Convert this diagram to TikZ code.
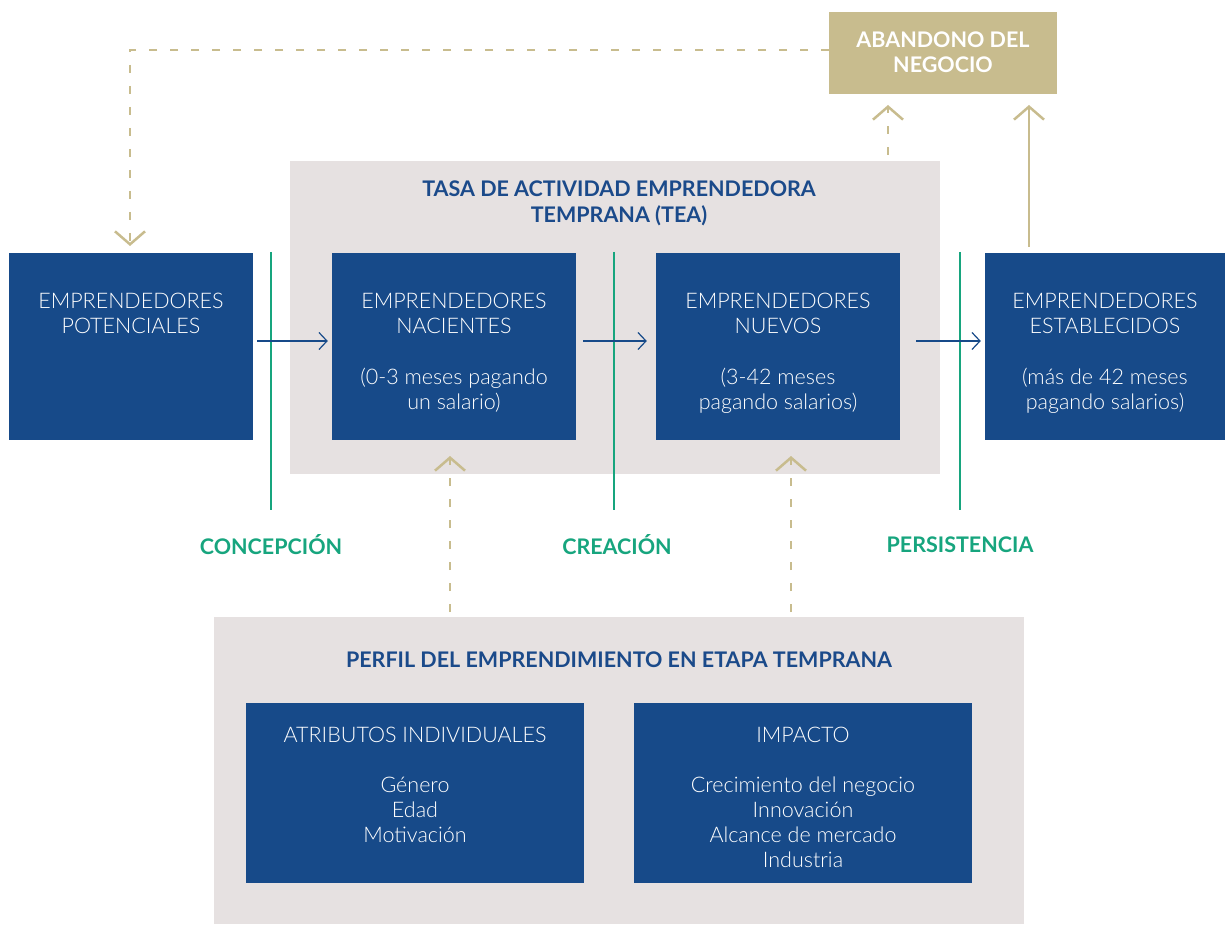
\documentclass[tikz,border=0pt]{standalone}
\usepackage{fontspec}
\setmainfont{Lato}[UprightFont=* Light, BoldFont=* Bold]
\usetikzlibrary{arrows.meta,calc}
\definecolor{boxblue}{HTML}{174A89}
\definecolor{titleblue}{HTML}{1B4A8A}
\definecolor{panelgray}{HTML}{E6E1E1}
\definecolor{gold}{HTML}{C8BC8E}
\definecolor{stagegreen}{HTML}{17A57E}
\tikzset{
  panel/.style={fill=panelgray, inner sep=0pt},
  bluebox/.style={fill=boxblue, inner sep=0pt},
  boxtext/.style={text=white, align=center, font=\fontsize{21.5}{25}\selectfont},
  paneltitle/.style={text=titleblue, align=center, font=\bfseries\fontsize{21.5}{26}\selectfont},
  stagelabel/.style={text=stagegreen, font=\bfseries\fontsize{21.5}{22}\selectfont},
  stageline/.style={draw=stagegreen, line width=2.5pt},
  flow/.style={draw=boxblue, line width=1.2pt, -{Straight Barb[length=8pt,width=17pt,line width=1.2pt]}},
  exitline/.style={draw=gold, line width=2.5pt, -{Straight Barb[length=13pt,width=30pt,line width=2.5pt]}},
  exitdash/.style={exitline, dash pattern=on 8pt off 13pt},
}
\begin{document}
\begin{tikzpicture}[x=1pt,y=-1pt]
\useasboundingbox (0,0) rectangle (1225,925);

% grey panels
\node[panel, minimum width=650pt, minimum height=313pt] (tea) at (615,317.5) {};
\node[panel, minimum width=810pt, minimum height=307pt] (perfil) at (619,770.5) {};

% stage boxes
\node[bluebox, minimum width=244pt, minimum height=187pt] (pot) at (131,346.5) {};
\node[bluebox, minimum width=244pt, minimum height=187pt] (nac) at (454,346.5) {};
\node[bluebox, minimum width=244pt, minimum height=187pt] (nue) at (778,346.5) {};
\node[bluebox, minimum width=240pt, minimum height=187pt] (est) at (1105,346.5) {};

% exit box
\node[fill=gold, minimum width=228pt, minimum height=82pt, inner sep=0pt] (ab) at (943,53) {};
\node[text=white, align=center, font=\bfseries\fontsize{21.5}{25}\selectfont] (abt) at (943,52.5) {ABANDONO DEL\\NEGOCIO};

% profile boxes
\node[bluebox, minimum width=338pt, minimum height=180pt] (atr) at (415,793) {};
\node[bluebox, minimum width=338pt, minimum height=180pt] (imp) at (803,793) {};

% panel titles
\node[paneltitle] (teat) at (619,203) {TASA DE ACTIVIDAD EMPRENDEDORA\\TEMPRANA (TEA)};
\node[paneltitle] (perfilt) at (619,660) {PERFIL DEL EMPRENDIMIENTO EN ETAPA TEMPRANA};

% box texts
\node[boxtext] (pott) at (131,313.5) {EMPRENDEDORES\\POTENCIALES};
\node[boxtext] (nact) at (454,313.5) {EMPRENDEDORES\\NACIENTES};
\node[boxtext] (nacs) at (454,390.5) {(0-3 meses pagando\\un salario)};
\node[boxtext] (nuet) at (778,313.5) {EMPRENDEDORES\\NUEVOS};
\node[boxtext] (nues) at (778,390.5) {(3-42 meses\\pagando salarios)};
\node[boxtext] (estt) at (1105,313.5) {EMPRENDEDORES\\ESTABLECIDOS};
\node[boxtext] (ests) at (1105,390.5) {(más de 42 meses\\pagando salarios)};

\node[boxtext] (atrt) at (415,735) {ATRIBUTOS INDIVIDUALES};
\node[boxtext] (atrs) at (415,810) {Género\\Edad\\Motivación};
\node[boxtext] (impt) at (803,735) {IMPACTO};
\node[boxtext] (imps) at (803,822.5) {Crecimiento del negocio\\Innovación\\Alcance de mercado\\Industria};

% stage boundaries
\coordinate (g1a) at (271,252); \coordinate (g1b) at (271,510);
\coordinate (g2a) at (614,252); \coordinate (g2b) at (614,510);
\coordinate (g3a) at (960,252); \coordinate (g3b) at (960,510);
\draw[stageline] (g1a) -- (g1b);
\draw[stageline] (g2a) -- (g2b);
\draw[stageline] (g3a) -- (g3b);
\node[stagelabel] (l1) at (271,545) {CONCEPCIÓN};
\node[stagelabel] (l2) at (617,545) {CREACIÓN};
\node[stagelabel] (l3) at (960,545) {PERSISTENCIA};

% forward flow
\draw[flow, shorten <=4pt, shorten >=4pt] (pot.east |- 0,341) -- (nac.west |- 0,341);
\draw[flow, shorten <=7pt, shorten >=9pt] (nac.east |- 0,341) -- (nue.west |- 0,341);
\draw[flow, shorten <=16pt, shorten >=4pt] (nue.east |- 0,341) -- (est.west |- 0,341);

% exits and return path
\coordinate (abl) at (829,50);
\coordinate (ret) at (130,246);
\draw[exitdash] (abl) -| (ret);
\coordinate (teaexit) at (888,155);
\coordinate (abin1) at (888,105);
\draw[exitdash] (teaexit) -- (abin1);
\coordinate (estexit) at (1029,247);
\coordinate (abin2) at (1029,105);
\draw[exitline] (estexit) -- (abin2);

% profile influences
\coordinate (pf1) at (450,612); \coordinate (pf1t) at (450,456);
\coordinate (pf2) at (791,612); \coordinate (pf2t) at (791,456);
\draw[exitdash] (pf1) -- (pf1t);
\draw[exitdash] (pf2) -- (pf2t);
\end{tikzpicture}
\end{document}
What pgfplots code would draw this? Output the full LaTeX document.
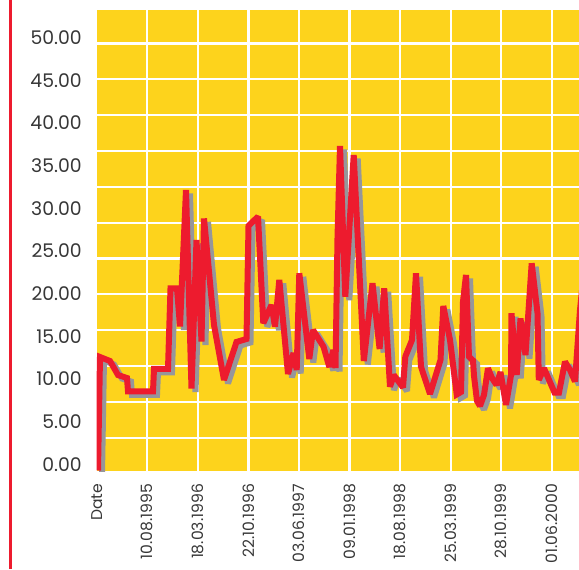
\documentclass[border=0pt]{standalone}
\usepackage{pgfplots}
\pgfplotsset{compat=1.18}
\usepackage{pgfplotstable}
\usepackage{fontspec}
\setmainfont{Poppins}
\definecolor{bgyellow}{RGB}{253,211,28}
\definecolor{linered}{RGB}{237,27,46}
\definecolor{shadowgray}{RGB}{150,150,155}
\definecolor{txt}{RGB}{55,55,55}

\pgfplotstableread{
x y
98 0
100 13.29
110 12.82
118 11.18
127 10.83
128 9.25
153 9.25
154 11.89
168 11.89
170.5 21.31
177 21.31
180 16.86
186 32.85
191.5 9.60
196.5 26.99
201.5 15.11
204 29.51
214 17.04
224 10.60
236.5 15.05
246.5 15.40
248.5 28.63
258 29.74
263.3 17.24
271.5 19.38
275 16.84
279.3 22.31
288 11.30
293.5 13.76
296.7 11.77
299.3 23.09
309.3 13.06
313 16.45
323.5 14.50
329.3 12.12
333.3 14.11
335.5 12.00
337.5 27.22
340 38.00
345.3 20.35
353.7 36.94
363.8 12.82
372.5 21.92
379.6 14.23
384.2 21.33
390 9.81
393.8 11.18
403 9.72
405.3 13.33
412 15.28
416 23.09
421 12.15
430 8.96
440.5 12.94
443.3 19.26
450 15.28
456.7 8.90
461 9.19
463 19.77
466 22.89
469 13.33
473 12.88
474 11.07
477 8.14
480 7.55
484 8.84
488 11.97
492 10.83
496.5 10.01
500.5 11.53
506 7.67
511 11.18
511.5 18.41
516.7 11.18
520.5 17.80
525.5 13.52
531.7 24.26
537.5 18.44
538.8 10.60
544 11.97
554.5 9.13
559 9.13
565 12.74
570 11.77
575 10.42
580 18.79
585 24.60
}\data

\begin{document}
\begin{tikzpicture}
\useasboundingbox (0,0) rectangle (289.5pt,284.5pt);
\draw[linered, line width=1.25pt] (5.25pt,0) -- (5.25pt,284.5pt);
\begin{axis}[
  at={(48.375pt,49pt)}, anchor=south west,
  scale only axis, width=241.125pt, height=230.5pt,
  xmin=96.75, xmax=579, ymin=-0.06, ymax=53.92,
  axis background/.style={fill=bgyellow},
  axis line style={draw=none},
  major tick length=0pt,
  xtick={147.3,197.85,248.4,298.95,349.5,400.05,450.6,501.15,551.7},
  xticklabels={10.08.1995,18.03.1996,22.10.1996,03.06.1997,09.01.1998,18.08.1998,25.03.1999,28.10.1999,01.06.2000},
  extra x ticks={96.75}, extra x tick labels={Date},
  extra x tick style={grid=none},
  xmajorgrids=true,
  ytick={0,5,10,15,20,25,30,35,40,45,50},
  yticklabels={0.00,5.00,10.00,15.00,20.00,25.00,30.00,35.00,40.00,45.00,50.00},
  ymajorgrids=false,
  extra y ticks={3.84,8.04,12.23,16.43,20.62,24.82,29.02,33.21,37.41,41.60,45.80,50.00},
  extra y tick labels={},
  extra y tick style={grid=major},
  grid style={white, line width=1.1pt},
  yticklabel style={font=\fontsize{9.4}{10}\selectfont, text=txt, yshift=3pt, xshift=-4pt},
  xticklabel style={yshift=-3pt, rotate=90, anchor=east, font=\fontsize{7.8}{8.5}\selectfont, text=txt},
]
\addplot[shadowgray, line width=3pt, line join=miter, miter limit=2, xshift=2pt, yshift=-1.75pt] table {\data};
\addplot[linered, line width=3pt, line join=miter, miter limit=2] table {\data};
\end{axis}
\end{tikzpicture}
\end{document}
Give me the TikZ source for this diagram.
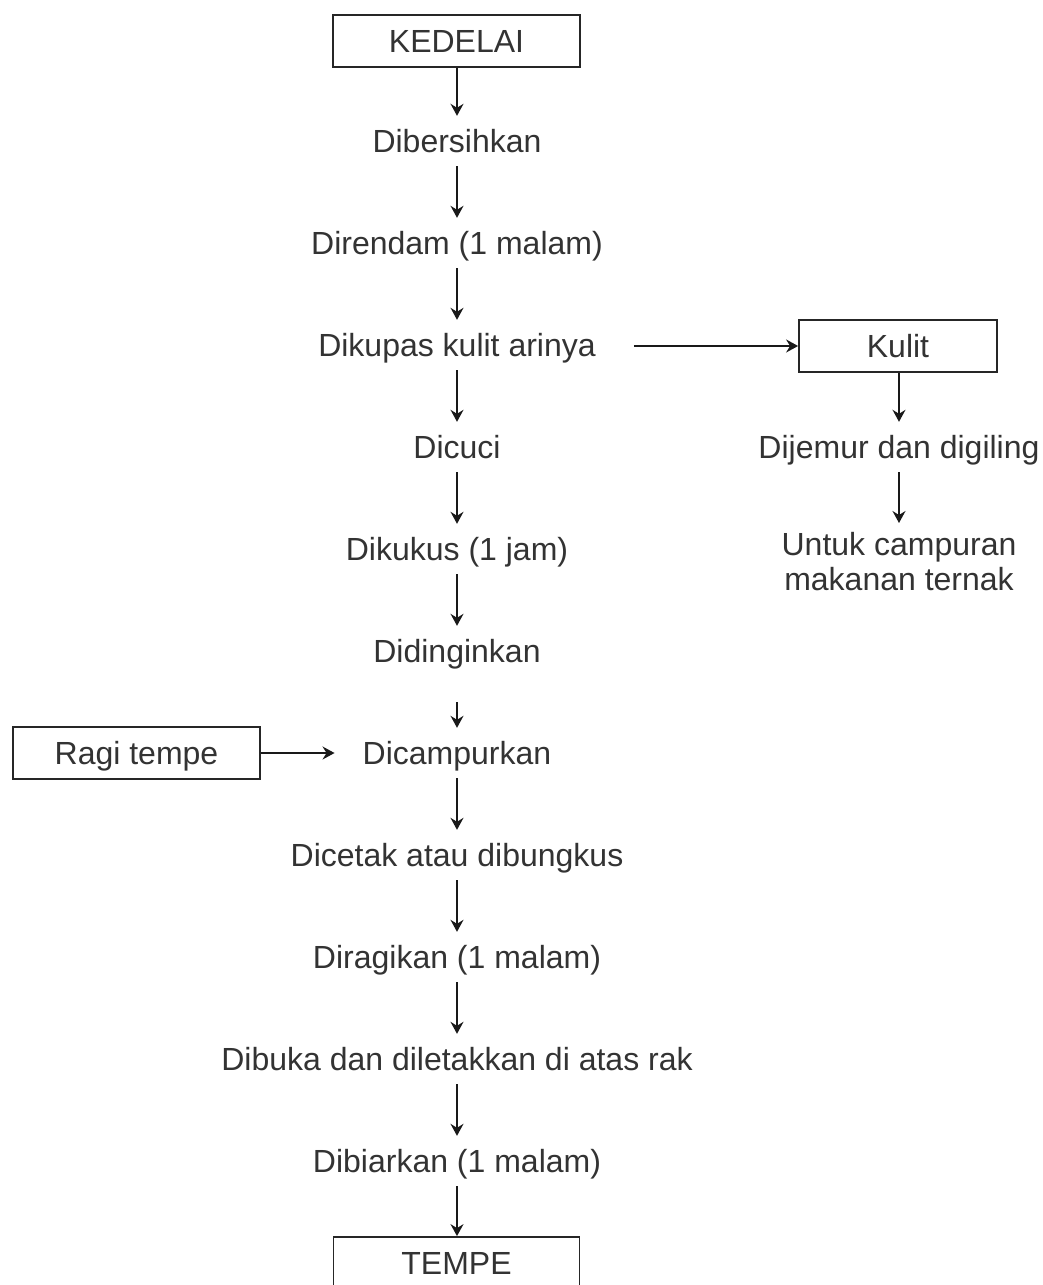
\documentclass[tikz,border=0pt]{standalone}
\usepackage{fontspec}
\setmainfont{Liberation Sans}
\usetikzlibrary{arrows.meta}
\begin{document}
\begin{tikzpicture}[x=1pt,y=-1pt,
  every node/.style={font=\fontsize{32}{35}\selectfont, text=black!80},
  lbl/.style={inner sep=0pt, minimum height=50pt, text height=22.9pt, text depth=0pt},
  boxnode/.style={draw=black!85, line width=1.8pt, inner sep=0pt, minimum height=52pt, text height=22.9pt, text depth=0pt},
  conn/.style={draw=black!90, line width=1.6pt, -{Stealth[length=12pt,width=13pt,inset=4pt]}}
]
\clip (0,0) rectangle (1042,1285);
\fill[white] (0,0) rectangle (1042,1285);

% main column
\node[boxnode, minimum width=247pt] (kedelai) at (456.5,41) {KEDELAI};
\node[lbl] (dibersihkan) at (457,141) {Dibersihkan};
\node[lbl] (direndam) at (457,243) {Direndam (1 malam)};
\node[lbl] (dikupas) at (457,345) {Dikupas kulit arinya};
\node[lbl] (dicuci) at (457,447) {Dicuci};
\node[lbl] (dikukus) at (457,549) {Dikukus (1 jam)};
\node[lbl] (didinginkan) at (457,651) {Didinginkan};
\node[lbl] (dicampurkan) at (457,753) {Dicampurkan};
\node[lbl] (dicetak) at (457,855) {Dicetak atau dibungkus};
\node[lbl] (diragikan) at (457,957) {Diragikan (1 malam)};
\node[lbl] (dibuka) at (457,1059) {Dibuka dan diletakkan di atas rak};
\node[lbl] (dibiarkan) at (457,1161) {Dibiarkan (1 malam)};
\node[boxnode, minimum width=246pt] (tempe) at (456.5,1263) {TEMPE};

% side branches
\node[boxnode, minimum width=198pt] (kulit) at (898,346) {Kulit};
\node[lbl] (dijemur) at (899,447) {Dijemur dan digiling};
\node[inner sep=0pt, inner ysep=9pt, anchor=north, align=center] (untuk) at (899,523) {Untuk campuran\\makanan ternak};
\node[boxnode, minimum width=247pt] (ragi) at (136.5,753) {Ragi tempe};

% connectors
\draw[conn] (kedelai.south -| dibersihkan.north) -- (dibersihkan.north);
\draw[conn] (dibersihkan) -- (direndam);
\draw[conn] (direndam) -- (dikupas);
\draw[conn] (dikupas) -- (dicuci);
\draw[conn] (dicuci) -- (dikukus);
\draw[conn] (dikukus) -- (didinginkan);
\draw[conn] ([yshift=-26pt]didinginkan.south) -- (dicampurkan.north);
\draw[conn] (dicampurkan) -- (dicetak);
\draw[conn] (dicetak) -- (diragikan);
\draw[conn] (diragikan) -- (dibuka);
\draw[conn] (dibuka) -- (dibiarkan);
\draw[conn] (dibiarkan.south) -- (dibiarkan.south |- tempe.north);

\draw[conn] ([xshift=38pt]dikupas.east |- kulit.west) -- (kulit.west);
\draw[conn] (kulit.south -| dijemur.north) -- (dijemur.north);
\draw[conn] (dijemur.south) -- (untuk.north);
\draw[conn] (ragi.east) -- ([xshift=-28pt]dicampurkan.west);
\end{tikzpicture}
\end{document}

▶ [Exercise prompt] Wherever the string "code" appears in the entries above, list that line.

▶ [Solution for this problem]
Convert this diagram to TikZ code.
What pgfplots code would draw this? Output the full LaTeX document.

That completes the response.